Freshly made tamales stuffed with spicy beef, menudo steaming on the back stove, too many kids running underfoot shouting and playing, an excited air of anticipation to the house. You wouldn’t guess it’s an apartment in northern Sonora, Mexico – it’s just Abuelita’s house to us. Warmth, joy and family was what Christmas in Mexico was about this year. A last-minute excursion all the way from Houston, Texas – we drove fifteen hours in one day to save time and money – we spent precious time with the family we left in the southwest when we migrated to Texas sixteen months ago. After building more memories, eating way too much delicious holiday food Mexican style, and visiting Nana Antonia’s gravesite, we headed back home. Another fifteen-hour drive straight through.


It was on that drive home that I realized how hard this trip had really been. Not for the kids, they had the usual “too much fun, candy and fireworks!” But for Juan. And his siblings. And Zenon (Abuelito), and everyone else who loves Kikey (Abuelita) and her family.  This was the first family Christmas in Mexico in twenty-two years.

She lives in that apartment now, located just a few yards from the fence that towers over the border between Mexico and Arizona. Just a few miles on the other side of the fence sits her ghost-like house, empty of her matronly spirit, no mouth-watering smells in her kitchen. No more sitting under the cool, expansive porch next to the rosebushes, watching the kids play baseball. There is no one swinging quietly on the porch swing, spitting out sunflower seed shells while the bees cruise the garden.

I realize that this is a familiar story for too many in this country now. There are far more tragic stories out there, children separated from their families, spouses forced apart by the law. But when it happens to your own, and you live a moment in their struggle, and experience just a glimpse of their pain, it changes perspective a bit. Just a bit.
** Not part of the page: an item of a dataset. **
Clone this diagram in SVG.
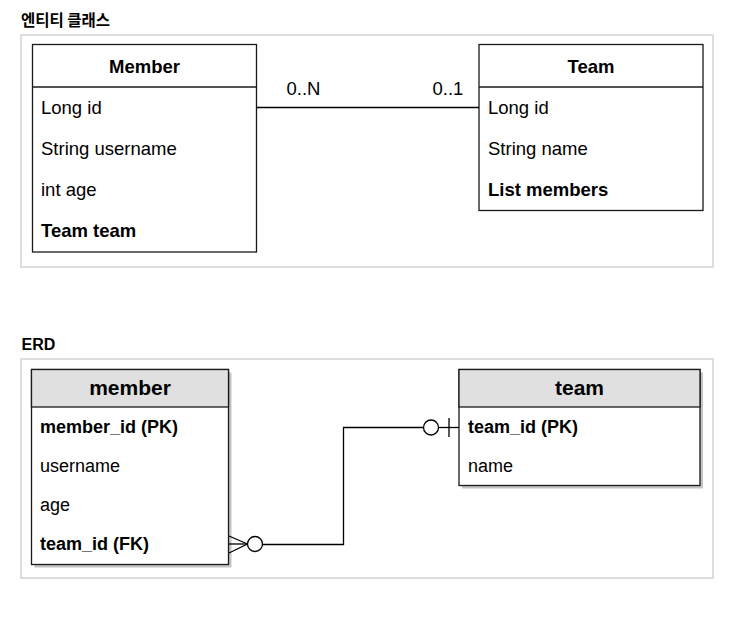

So we accept this new trial; anyway, what can be done? We stand by our Abuelita and try to give her enough hugs, enough love, to last until the next visit. She does have family there, thank God. They take good care of her and are truly holding down the fort. So we pray for them all; for strength to get through this, creativity to find a better way if there is one, and most of all, that God keep everyone safe and healthy, as He so graciously does.